В принципе, более-менее все обитатели литейки входят в первую группу рабочей вредности. Пенсия у этих людей начинается в среднем на 5—10 лет раньше. Правда, заливщики вполне могут претендовать на первое место в этом рейтинге. Они напрямую взаимодействуют с расплавленным металлом и химикатами. Температура лавы в нашем случае составляет 1380 градусов.
Чтобы уберечься, мужчины надевают арселоновые костюмы, которые отталкивают искры. И обязательно носят брюки навыпуск. Говорят, теоретически может случиться так, что искра попадет в заправленную штанину да свалится в сапог. И ничего приятного для ступни совершенно точно не произойдет.
— Да я всю жизнь, как ты, с бородой ходил! Меня так и называли — Борода! Она мне помогала. А то сунешь морду в чугуны — и потом красный ездишь по городу. Шелушение начинается. Это ж как ультрафиолет, правда, вредный. Мне жена все говорила: «А что это ты с галстуком, как гималайский мишка, ходишь?» А это такой загар на варке под майкой получается.
Зарплата в цеху — от 600 до 1200 рублей. Больше всего получают сталевары.
— Понимаешь, суть! Получал я тогда, в восьмидесятых, 550 рублей, был холостым и из ресторана «Журавинка» не вылезал. «Седьмое небо», «Папараць-кветка» — я туда кушать ездил. Помню, вечером заедешь в «Журавинку», а там: «Для бывших студентов Института физкультуры звучит „В плавнях шорох, и легавая застыла чутко“!» Весь кабак на ушах, и нет вопросов.
На заводе Георгич работает больше 30 лет. И ни разу даже не подумал об уходе.
— Понимаешь, суть! Когда ты умеешь делать что-то одно, и умеешь делать это на совесть, извини меня, прыгать никуда не надо! Сталевар я от бога или не от бога — не знаю. Пусть мой начальник Александрыч скажет. Но это ж жизнь, елки-палки! Я ж на голове до сих пор могу стоять. Есть вариант детей в школе учить физкультуре. Но я лучше пойду «палку» чинить, а то они без меня дергаются чего-то.
Жаркое литье вываливается из опоки на выбивную поверхность. Сильная вибрация создает мощный грохот и позволяет детали избавиться от лишнего. Металл понемногу остывает и движется по подземному конвейеру на другой участок.

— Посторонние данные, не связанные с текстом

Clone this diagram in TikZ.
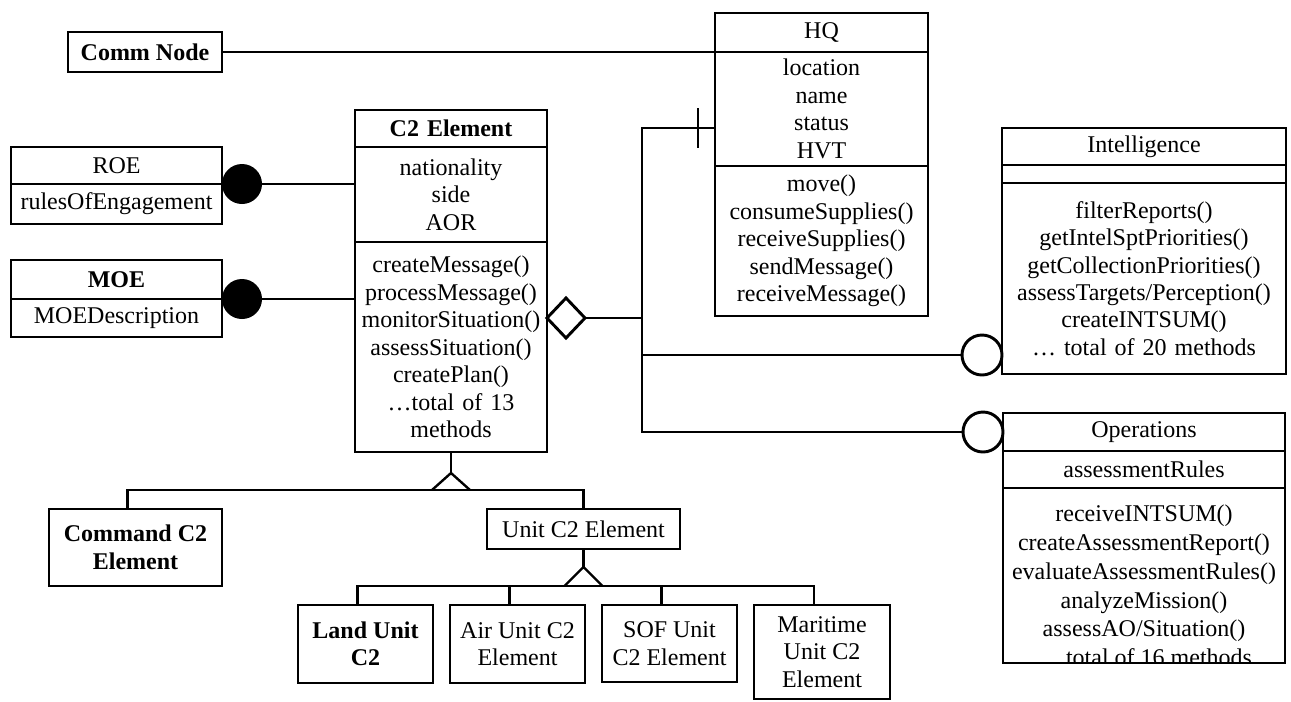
\documentclass[tikz,border=0pt]{standalone}
\usepackage{fontspec}
\setmainfont{Liberation Serif}
\usepackage{tikz}
\usetikzlibrary{positioning,calc,shapes.geometric}
\newlength\px
\setlength\px{0.75pt}
\newcommand\umlfont{\fontsize{18}{20.6}\selectfont}
\tikzset{
  classpart/.style={
    draw,
    line width=2.2pt,
    inner sep=0pt,
    outer sep=0pt,
    align=center,
    font=\umlfont
  },
  plainbox/.style={
    classpart,
    font=\umlfont\bfseries
  },
  dot/.style={circle, fill=black, minimum size=40\px, inner sep=0pt, outer sep=0pt},
  ring/.style={circle, draw, line width=2.2pt, fill=white, minimum size=40\px, inner sep=0pt, outer sep=0pt},
  agg/.style={diamond, draw, line width=2.2pt, fill=white, minimum width=38\px, minimum height=40\px, inner sep=0pt, outer sep=0pt},
  link/.style={line width=1.8pt}
}

\begin{document}
\begin{tikzpicture}[x=0.75pt, y=-0.75pt]
\useasboundingbox (0,0) rectangle (1291,701);

% classes
\node[plainbox, minimum width=154\px, minimum height=40\px, anchor=north west] (comm) at (68,32) {Comm Node};

\node[classpart, text width=213\px, minimum height=39\px, anchor=north west] (hqtitle) at (715,13) {HQ};
\node[classpart, text width=213\px, minimum height=114\px, below=0pt of hqtitle] (hqattr) {location\\name\\status\\HVT};
\node[classpart, text width=213\px, minimum height=150\px, below=0pt of hqattr] (hqmeth) {move()\\consumeSupplies()\\receiveSupplies()\\sendMessage()\\receiveMessage()};

\node[classpart, text width=192\px, minimum height=37\px, anchor=north west, font=\umlfont\bfseries] (c2title) at (355,110) {C2 Element};
\node[classpart, text width=192\px, minimum height=95\px, below=0pt of c2title] (c2attr) {nationality\\side\\AOR};
\node[classpart, text width=192\px, minimum height=210\px, below=0pt of c2attr] (c2meth) {createMessage()\\processMessage()\\monitorSituation()\\assessSituation()\\createPlan()\\…total of 13\\methods};

\node[classpart, text width=211\px, minimum height=37\px, anchor=north west] (roetitle) at (11,147) {ROE};
\node[classpart, text width=211\px, minimum height=40\px, below=0pt of roetitle] (roeattr) {rulesOfEngagement};

\node[classpart, text width=211\px, minimum height=39\px, anchor=north west, font=\umlfont\bfseries] (moetitle) at (11,260) {MOE};
\node[classpart, text width=211\px, minimum height=38\px, below=0pt of moetitle] (moeattr) {MOEDescription};

\node[classpart, text width=284\px, minimum height=37\px, anchor=north west] (inttitle) at (1002,128) {Intelligence};
\node[classpart, text width=284\px, minimum height=18\px, below=0pt of inttitle] (intattr) {};
\node[classpart, text width=284\px, minimum height=191\px, below=0pt of intattr] (intmeth) {filterReports()\\getIntelSptPriorities()\\getCollectionPriorities()\\assessTargets/Perception()\\createINTSUM()\\… total of 20 methods};

\node[classpart, text width=282\px, minimum height=38\px, anchor=north west] (opstitle) at (1003,413) {Operations};
\node[classpart, text width=282\px, minimum height=37\px, below=0pt of opstitle] (opsattr) {assessmentRules};
\node[classpart, text width=282\px, minimum height=175\px, below=0pt of opsattr] (opsmeth) {};
\begin{scope}
  \clip (opsmeth.north west) rectangle (opsmeth.south east);
  \node[classpart, draw=none, anchor=north, font=\fontsize{18}{21.6}\selectfont] (opstext) at ($(opsmeth.north)+(0,17)$) {receiveINTSUM()\\createAssessmentReport()\\evaluateAssessmentRules()\\analyzeMission()\\assessAO/Situation()\\… total of 16 methods};
\end{scope}

% subclasses
\node[plainbox, minimum width=173\px, minimum height=77\px, anchor=north west] (cmd) at (49,509) {Command C2\\Element};
\node[classpart, minimum width=193\px, minimum height=40\px, anchor=north west] (unit) at (487,509) {Unit C2 Element};
\node[plainbox, minimum width=135\px, minimum height=78\px, anchor=north west] (land) at (298,605) {Land Unit\\C2};
\node[classpart, minimum width=135\px, minimum height=78\px, right=17\px of land.north east, anchor=north west] (air) {Air Unit C2\\Element};
\node[classpart, minimum width=135\px, minimum height=77\px, right=17\px of air.north east, anchor=north west] (sof) {SOF Unit\\C2 Element};
\node[classpart, minimum width=136\px, minimum height=94\px, right=17\px of sof.north east, anchor=north west] (mar) {Maritime\\Unit C2\\Element};

% adornments
\node[dot, anchor=west] (roedot) at (roetitle.south east) {};
\node[dot, anchor=west] (moedot) at (moetitle.south east) {};
\node[agg, anchor=west] (aggr) at (c2meth.east |- 0,318) {};
\node[ring, anchor=east] (intring) at (intmeth.west |- 0,355) {};
\node[ring, anchor=east] (opsring) at (opstitle.west) {};
\coordinate (bustop) at (642,128);
\coordinate (busbot) at (642,432);

% associations
\draw[link] (comm.east) -- (hqtitle.south west);
\draw[link] (roedot.east) -- (roedot.east -| c2title.west);
\draw[link] (moedot.east) -- (moedot.east -| c2title.west);
\draw[link] (hqattr.west |- bustop) -- (bustop) -- (busbot) -- (opsring.west);
\draw[link] ($(hqattr.west |- bustop)+(-17,-20)$) -- ++(0,40);
\draw[link] (aggr.east) -- (aggr.east -| bustop);
\draw[link] (bustop |- intring) -- (intring.west);

% generalization
\coordinate (gen1) at (c2meth.south |- 0,490);
\draw[link] (c2meth.south) -- ($(gen1)+(0,-17)$);
\draw[link] ($(cmd.north)+(-8,0)$) |- (gen1) -| (unit.north);
\draw[link] ($(gen1)+(-19,0)$) -- ($(gen1)+(0,-17)$) -- ($(gen1)+(19,0)$);

\coordinate (gen2) at (unit.south |- 0,586);
\draw[link] (unit.south) -- ($(gen2)+(0,-19)$);
\draw[link] ($(land.north)+(-8,0)$) |- (gen2) -| ($(mar.north)+(-8,0)$);
\draw[link] ($(air.north)+(-8,0)$) -- ++(0,-19);
\draw[link] ($(sof.north)+(-8,0)$) -- ++(0,-19);
\draw[link] ($(gen2)+(-19,0)$) -- ($(gen2)+(0,-19)$) -- ($(gen2)+(19,0)$);
\end{tikzpicture}
\end{document}
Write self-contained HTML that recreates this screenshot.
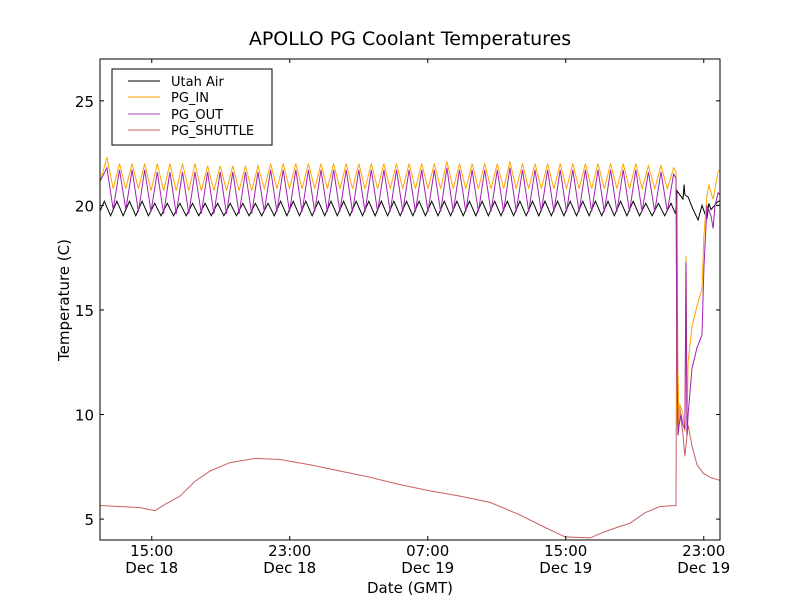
<!DOCTYPE html>
<html><head><meta charset="utf-8"><style>
body{margin:0;background:#fff;font-family:"Liberation Sans","DejaVu Sans",sans-serif}
svg text{font-family:"DejaVu Sans","Liberation Sans",sans-serif}
</style></head><body>
<svg id="c" width="800" height="600" viewBox="0 0 800 600">
<defs><clipPath id="clip"><rect x="100" y="59" width="620" height="481"/></clipPath></defs>
<rect width="800" height="600" fill="#fff"/>
<text x="410" y="45" font-size="19" text-anchor="middle">APOLLO PG Coolant Temperatures</text>
<g id="plot" clip-path="url(#clip)"></g>
<rect x="100" y="59" width="620" height="481" fill="none" stroke="#000" stroke-width="1"/>
<g id="axes"></g>
<text x="410" y="593" font-size="15" text-anchor="middle">Date (GMT)</text>
<text transform="translate(69,300) rotate(-90)" font-size="15" text-anchor="middle">Temperature (C)</text>
<g>
<rect x="112" y="69" width="160" height="76" fill="#fff" stroke="#000"/>
<line x1="128" x2="160" y1="81" y2="81" stroke="#000"/>
<text x="171" y="86" font-size="13">Utah Air</text>
<line x1="128" x2="160" y1="97" y2="97" stroke="#ffa500"/>
<text x="171" y="102" font-size="13">PG_IN</text>
<line x1="128" x2="160" y1="114" y2="114" stroke="#b040c0"/>
<text x="171" y="119" font-size="13">PG_OUT</text>
<line x1="128" x2="160" y1="130" y2="130" stroke="#c86060"/>
<text x="171" y="135" font-size="13">PG_SHUTTLE</text>
</g>
</svg>
<script>
// hours since Dec 18 12:00
const peakTimes=[0.40,1.13,1.86,2.59,3.32,4.05,4.78,5.51,6.24,6.97,7.70,8.43,9.16,9.89,10.62,11.35,12.08,12.81,13.54,14.27,15.00,15.73,16.46,17.19,17.92,18.65,19.38,20.11,20.84,21.57,22.30,23.03,23.76,24.49,25.22,25.95,26.68,27.41,28.14,28.87,29.60,30.33,31.06,31.79,32.52,33.25];
const inPeaks=[22.3,22.0,22.0,22.0,22.0,22.0,22.0,22.0,21.9,21.9,21.9,21.9,21.9,22.0,22.0,22.0,22.0,22.0,22.0,22.0,22.0,22.0,22.0,22.0,22.0,22.0,22.0,22.1,22.0,22.0,22.0,22.0,22.1,22.0,22.0,22.0,22.0,22.0,22.0,22.0,22.0,22.0,22.0,21.9,21.9,21.8];
const inTroughs=[21.2,20.8,20.8,20.8,20.7,20.7,20.7,20.7,20.7,20.7,20.7,20.7,20.7,20.8,20.8,20.8,20.8,20.8,20.8,20.8,20.8,20.8,20.8,20.8,20.8,20.8,20.8,20.8,20.8,20.8,20.8,20.8,20.8,20.8,20.8,20.8,20.8,20.8,20.8,20.8,20.8,20.8,20.8,20.8,20.8,20.8];
const outPeaks=[21.8,21.7,21.7,21.7,21.6,21.6,21.6,21.6,21.6,21.6,21.6,21.6,21.6,21.7,21.7,21.7,21.7,21.7,21.7,21.7,21.7,21.7,21.7,21.7,21.7,21.7,21.7,21.8,21.7,21.7,21.7,21.7,21.8,21.7,21.7,21.7,21.7,21.7,21.7,21.7,21.7,21.7,21.7,21.6,21.6,21.5];
const outTroughs=[21.2,19.8,19.8,19.7,19.7,19.6,19.6,19.6,19.6,19.6,19.6,19.6,19.6,19.7,19.7,19.7,19.7,19.7,19.7,19.7,19.7,19.7,19.7,19.7,19.7,19.7,19.7,19.7,19.7,19.7,19.7,19.7,19.7,19.7,19.7,19.7,19.7,19.7,19.7,19.7,19.7,19.7,19.7,19.7,19.7,19.7];
const airPeaks=[20.2,20.2,20.2,20.2,20.1,20.1,20.1,20.1,20.1,20.1,20.1,20.1,20.1,20.1,20.2,20.2,20.2,20.2,20.2,20.2,20.2,20.2,20.2,20.2,20.2,20.2,20.2,20.2,20.2,20.2,20.2,20.2,20.2,20.2,20.2,20.2,20.2,20.2,20.2,20.2,20.2,20.2,20.2,20.1,20.1,20.1];
const airTroughs=[19.5,19.5,19.5,19.5,19.5,19.5,19.5,19.5,19.5,19.5,19.5,19.5,19.5,19.5,19.5,19.5,19.5,19.5,19.5,19.5,19.5,19.5,19.5,19.5,19.5,19.5,19.5,19.5,19.5,19.5,19.5,19.5,19.5,19.5,19.5,19.5,19.5,19.5,19.5,19.5,19.5,19.5,19.5,19.5,19.5,19.5];
const inTailT=[33.39,33.45,33.51,33.57,33.62,33.80,33.91,33.97,34.03,34.09,34.32,34.61,34.90,35.01,35.19,35.30,35.42,35.54,35.65,35.83,35.95];
const inTailV=[21.6,9.5,12.0,9.5,10.5,10.0,9.2,17.6,9.5,12.5,14.2,15.2,16.0,18.5,20.5,21.0,20.6,20.3,20.8,21.6,21.7];
const outTailT=[33.39,33.45,33.51,33.57,33.68,33.80,33.91,33.97,34.03,34.09,34.32,34.61,34.90,35.01,35.19,35.42,35.54,35.65,35.83,35.95];
const outTailV=[21.3,12.0,9.0,9.5,10.0,9.5,9.3,17.3,9.0,10.0,12.2,13.2,13.8,17.0,20.0,19.5,18.9,20.0,20.6,20.5];
const airTailT=[33.36,33.45,33.62,33.80,33.86,33.91,34.09,34.38,34.67,34.90,35.07,35.19,35.30,35.42,35.83,35.95];
const airTailV=[19.6,20.7,20.5,20.3,21.0,20.5,20.4,19.8,19.3,20.0,19.6,19.4,20.1,19.8,20.2,20.2];
const shT=[0,2.32,3.19,3.77,4.64,5.51,6.38,7.54,8.99,10.43,12.17,13.91,15.65,17.39,19.13,20.87,22.61,24.35,25.8,26.96,28.41,29.28,30.14,30.72,31.59,32.46,33.39,33.45,33.51,33.62,33.80,33.91,34.09,34.32,34.61,34.96,35.36,35.95];
const shV=[5.65,5.55,5.4,5.7,6.1,6.8,7.3,7.7,7.9,7.85,7.6,7.3,7.0,6.65,6.35,6.1,5.8,5.2,4.6,4.15,4.1,4.4,4.65,4.8,5.3,5.6,5.65,20.5,9.2,10.3,9.0,8.0,9.5,8.5,7.6,7.2,7.0,6.85];
const yTicks=[5,10,15,20,25];
const xTickT=[3,11,19,27,35];
const xTickTime=["15:00","23:00","07:00","15:00","23:00"];
const xTickDate=["Dec 18","Dec 18","Dec 19","Dec 19","Dec 19"];

const X=t=>100+t*17.25;
const Y=v=>540-(v-4)*(481/23);
const NS="http://www.w3.org/2000/svg";
const plot=document.getElementById('plot'),axes=document.getElementById('axes');
function osc(peaks,troughs,shift,tailT,tailV){
  const p=[];
  for(let i=0;i<peakTimes.length;i++){
    p.push([peakTimes[i]-0.365+shift,troughs[i]]);
    p.push([peakTimes[i]+shift,peaks[i]]);
  }
  for(let i=0;i<tailT.length;i++)p.push([tailT[i],tailV[i]]);
  return p;
}
function line(pts,color,name){
  const e=document.createElementNS(NS,'polyline');
  e.setAttribute('points',pts.map(p=>X(p[0]).toFixed(1)+','+Y(p[1]).toFixed(1)).join(' '));
  e.setAttribute('fill','none');e.setAttribute('stroke',color);e.setAttribute('stroke-width','1');
  
  
  plot.appendChild(e);
}
line(shT.map((t,i)=>[t,shV[i]]),'#c86060','pg-shuttle-line');
line(osc(airPeaks,airTroughs,-0.15,airTailT,airTailV),'#000','utah-air-line');
line(osc(inPeaks,inTroughs,0,inTailT,inTailV),'#ffa500','pg-in-line');
line(osc(outPeaks,outTroughs,0,outTailT,outTailV),'#a020b0','pg-out-line');
function seg(x1,y1,x2,y2){const l=document.createElementNS(NS,'line');l.setAttribute('x1',x1);l.setAttribute('y1',y1);l.setAttribute('x2',x2);l.setAttribute('y2',y2);l.setAttribute('stroke','#000');axes.appendChild(l);return l;}
function txt(x,y,s,a,n){const t=document.createElementNS(NS,'text');t.setAttribute('x',x);t.setAttribute('y',y);t.setAttribute('font-size','15');t.setAttribute('text-anchor',a);t.textContent=s;


axes.appendChild(t);}
yTicks.forEach(v=>{const y=Y(v);seg(100,y,104,y);seg(716,y,720,y);txt(94,y+6,String(v),'end','y-tick-label');});
xTickT.forEach((t,i)=>{const x=X(t);seg(x,540,x,536);seg(x,59,x,63);txt(x,556,xTickTime[i],'middle','x-tick-time');txt(x,573,xTickDate[i],'middle','x-tick-date');});
</script>
</body></html>
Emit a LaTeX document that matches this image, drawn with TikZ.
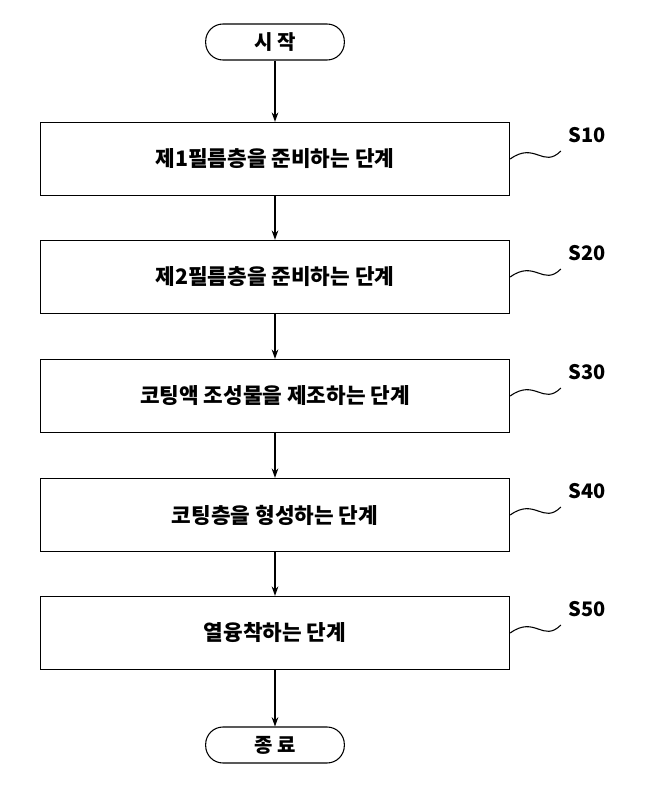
\documentclass[tikz,border=0pt]{standalone}
\usepackage{fontspec}
\setmainfont{Noto Sans CJK KR}
\usetikzlibrary{positioning, arrows.meta}

\begin{document}
\begin{tikzpicture}[
    x=0.75pt, y=-0.75pt,
    stage/.style={rectangle, draw, thick, minimum width=352pt, minimum height=55pt, font=\bfseries\fontsize{16}{18}\selectfont},
    term/.style={rectangle, draw, thick, rounded corners=13pt, minimum width=104pt, minimum height=27pt, font=\bfseries\fontsize{15}{17}\selectfont},
    arrow/.style={-{Stealth[length=7pt, width=5pt]}, thick},
    tag/.style={font=\bfseries\fontsize{15}{17}\selectfont}
]
    \useasboundingbox (0,0) rectangle (646,803);

    % Terminals
    \node[term] (start) at (275,42) {시 작};
    \node[term] (stop) at (275,745) {종 료};

    % Steps
    \node[stage] (s10) at (275,159) {제1필름층을 준비하는 단계};
    \node[stage] (s20) at (275,277) {제2필름층을 준비하는 단계};
    \node[stage] (s30) at (275,396) {코팅액 조성물을 제조하는 단계};
    \node[stage] (s40) at (275,515) {코팅층을 형성하는 단계};
    \node[stage] (s50) at (275,633) {열융착하는 단계};

    % Flow
    \draw[arrow] (start) -- (s10);
    \draw[arrow] (s10) -- (s20);
    \draw[arrow] (s20) -- (s30);
    \draw[arrow] (s30) -- (s40);
    \draw[arrow] (s40) -- (s50);
    \draw[arrow] (s50) -- (stop);

    % Step tags
    \foreach \s/\t in {s10/S10, s20/S20, s30/S30, s40/S40, s50/S50} {
        \node[tag, above right=9pt and 40pt of \s.east] (\s tag) {\t};
        \draw[thick] (\s.east) .. controls +(25,-18) and +(-18,18) .. ([xshift=-2pt, yshift=-3pt]\s tag.south west);
    }
\end{tikzpicture}
\end{document}
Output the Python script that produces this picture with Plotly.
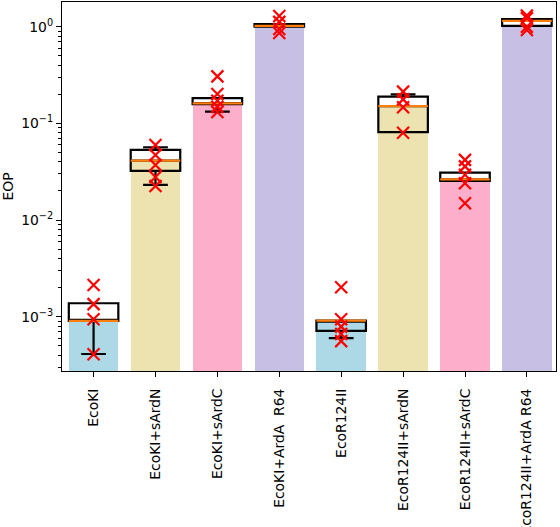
import plotly.graph_objects as go

categories = ["EcoKI", "EcoKI+sArdN", "EcoKI+sArdC", "EcoKI+ArdA\u00a0 R64",
              "EcoR124II", "EcoR124II+sArdN", "EcoR124II+sArdC", "EcoR124II+ArdA R64"]
bar_values = [9.05e-4, 0.040, 0.156, 0.99, 9.1e-4, 0.148, 0.025, 1.0]
bar_colors = ["#ADD8E6", "#EDE3B1", "#FDAECA", "#C8C0E4",
              "#ADD8E6", "#EDE3B1", "#FDAECA", "#C8C0E4"]

q1 = [9.05e-4, 0.0322, 0.158, 1.0, 7.13e-4, 0.081, 0.0254, 1.02]
median = [9.05e-4, 0.0411, 0.161, 1.02, 9.12e-4, 0.151, 0.0264, 1.15]
q3 = [1.38e-3, 0.0531, 0.182, 1.06, 9.12e-4, 0.189, 0.0309, 1.20]
lowerfence = [4.12e-4, 0.0231, 0.132, 1.0, 6.0e-4, 0.081, 0.0254, 1.02]
upperfence = [1.38e-3, 0.0566, 0.182, 1.06, 9.12e-4, 0.200, 0.0309, 1.20]

points = [
    [2.13e-3, 1.35e-3, 9.42e-4, 4.09e-4],
    [0.0598, 0.0471, 0.0371, 0.0279, 0.0225],
    [0.306, 0.201, 0.171, 0.148, 0.131],
    [1.29, 1.12, 0.946, 0.861],
    [2.02e-3, 9.42e-4, 7.9e-4, 6.64e-4, 5.6e-4],
    [0.213, 0.177, 0.147, 0.080],
    [0.0419, 0.0359, 0.0294, 0.024, 0.0149],
    [1.30, 1.22, 1.0, 0.924],
]

xpos = list(range(len(categories)))
font = "DejaVu Sans"

fig = go.Figure()
fig.add_trace(go.Bar(x=xpos, y=bar_values, width=0.8, marker=dict(color=bar_colors, line=dict(width=0)),
                     showlegend=False))
fig.add_trace(go.Box(x=xpos, q1=q1, median=median, q3=q3, lowerfence=lowerfence, upperfence=upperfence,
                     width=0.8, whiskerwidth=0.5, fillcolor="rgba(0,0,0,0)",
                     line=dict(color="black", width=2.2), showlegend=False, boxpoints=False))
mx, my = [], []
for i, m in zip(xpos, median):
    mx += [i - 0.4, i + 0.4, None]
    my += [m, m, None]
fig.add_trace(go.Scatter(x=mx, y=my, mode="lines", line=dict(color="#FF7F0E", width=2.2), showlegend=False))
px, py = [], []
for i, pts in zip(xpos, points):
    px += [i] * len(pts)
    py += pts
fig.add_trace(go.Scatter(x=px, y=py, mode="markers", showlegend=False,
                         marker=dict(symbol="x-thin", size=12, line=dict(color="red", width=2.2))))

minor_vals = [k * 10.0 ** e for e in range(-4, 1) for k in range(2, 10)]
fig.update_layout(
    width=560, height=527, margin=dict(l=62, r=4, t=2, b=156),
    plot_bgcolor="white", paper_bgcolor="white",
    font=dict(family=font, size=14, color="black"),
    bargap=0,
)
fig.update_xaxes(range=[-0.51, 7.47], tickvals=xpos, ticktext=categories, tickangle=-90,
                 showline=True, linecolor="black", linewidth=1.1, mirror=True,
                 ticks="outside", ticklen=5, tickcolor="black", showgrid=False, zeroline=False,
                 tickfont=dict(size=13.9, family=font), automargin=False, ticklabelstandoff=6)
fig.update_yaxes(type="log", range=[-3.561, 0.255],
                 tickvals=[1e-3, 1e-2, 1e-1, 1], ticktext=["10<sup>\u22123</sup>", "10<sup>\u22122</sup>",
                                                           "10<sup>\u22121</sup>", "10<sup>0</sup>"],
                 showline=True, linecolor="black", linewidth=1.1, mirror=True,
                 ticks="outside", ticklen=5, tickcolor="black", showgrid=False, zeroline=False,
                 tickfont=dict(size=13.9, family=font), automargin=False,
                 minor=dict(tickvals=minor_vals, ticks="outside", ticklen=3, tickcolor="black", showgrid=False),
                 title=dict(text="EOP", font=dict(size=13.9, family=font), standoff=8))
fig.write_html("out.html")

Подвальный путь занимает метров 90 (точнее, есть три ленты длиной от 60 до 90 метров). Литье цепляют на еще один конвейер и окунают в ванну. Затем деталь направляется в галтовочный барабан, в которой крутится под наклоном. На выходе ее принимают рабочие. Лишние остатки литья отламываются. Если нет, в ход идет кувалда.
Это уже подостывшее, но еще не совсем готовое изделие. Далее литье оттачивается подвесными наждаками и подается в термическую печь. Затем чистится потоком воздуха вместе с дробью, силу которым придает турбина.
Итоговая деталь дорабатывается шлифмашинками. Завершается процесс покраской, сушкой и складированием.
На выходе получаются детали переднего ведущего моста, задняя навеска и рычаги. Трактор увозит их на склад. Еще немного Георгича — и конец истории.
— Могу сказать, как в анекдоте. Эх, жизнь бекова: нас имеют, а нам некого! Что ты смеешься? Последний анекдот тебе расскажу, сильнейший, начальник мой Александрыч знает. У мужа жену украли, сутки нет. Ну, звонят: «Слышь, мужик, если ты выкуп сегодня не принесешь за свою жонку, мы ее, блин, отвечаю, через два часа тебе обратно привезем!»
Мастер смеется в усы и уходит варить сталь.